Light Tank M5A1 Stuart (Replica)

Type: Light Tank
Nation: USA
Period: World War 2
Location: Dead Man‘s Corner Museum, Carentan les Marais, France

All in the family

The Light Tank M5 was an improved version of the M3 Stuart. It was developed from late 1941 to early 1942 to free up Continental W-670 engines which were needed for aircraft production. Instead of using the M3‘s radial engine the M5 series was powered by twin liquid-cooled Cadillac V8 automobile engines running into an automatic transmission. The M5‘s sloped glacis plate was then also implemented on the M3A3, from which the M5 can be distinguished by the raised engine deck to house the two engines. Otherwise, all these vehicles were very similar and they all carried the same 37 mm gun. The M5‘s chassis would also be chosen as the basis for the 75 mm Howitzer Motor Carriage M8, a light self-propelled artillery piece.

The British touch

In November 1942 the M5A1, the upgraded model of the M5, went into production. While the M5 had simply been equipped with the turret of the M3A1, the M5A1 received the turret of the M3A3, which can be identified by the overhanging bustle at the rear – a request by the British Army who liked having their tanks‘ radios in the turret. During development of the Medium Tank M3 Grant/Lee, they had already done the same, but on the light tanks it did not lead to two separate nation-specific versions.
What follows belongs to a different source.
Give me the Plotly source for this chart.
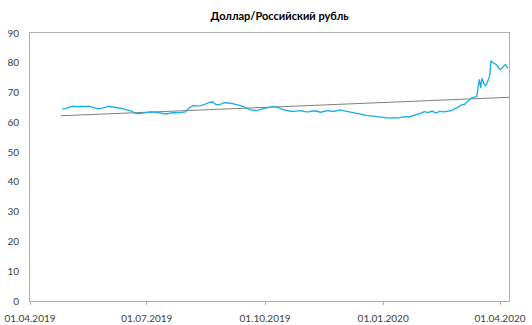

Both the M3 and M5 Stuart were extensively used by the Western Allies, but only the M3 was supplied to the Soviet Union via Lend-Lease.

The dead man in the tank

This particular vehicle is located at the road junction which has become widely known as „Dead Man‘s Corner“. On 7 June 1944 – D-Day + 1 – the leading tank in a column of M5A1 Stuarts of the American 70th Tank Battalion, coming from Utah Beach and advancing on the town of Carentan, was knocked out by a German Fallschirmjäger‘s Panzerfaust. Its crew was killed and the commander‘s dead body remained hanging from his hatch for several days before he could finally be removed. The building at what the passing American 101st Airborne paratroopers called the „corner with the dead man in the tank“ had been used as a German command post and aid station. Today it houses the Dead Man‘s Corner Museum which is located right next to the newer D-Day Experience.

Almost perfect

The vehicle on display is not a real wartime tank but a very faithful steel replica with tracks made from concrete. Although it resembles a later model than the original tank destroyed at Dead Man‘s Corner (which did not have the late-production curved armoured storage box on the turret side to store a .30 calibre machine gun), it was painted with the correct markings: First United States Army, 70th Tank Battalion, D-12 for the second tank in D company’s third platoon and „Joe Peckerwood“, the armoured turtle which was the battalion‘s symbol.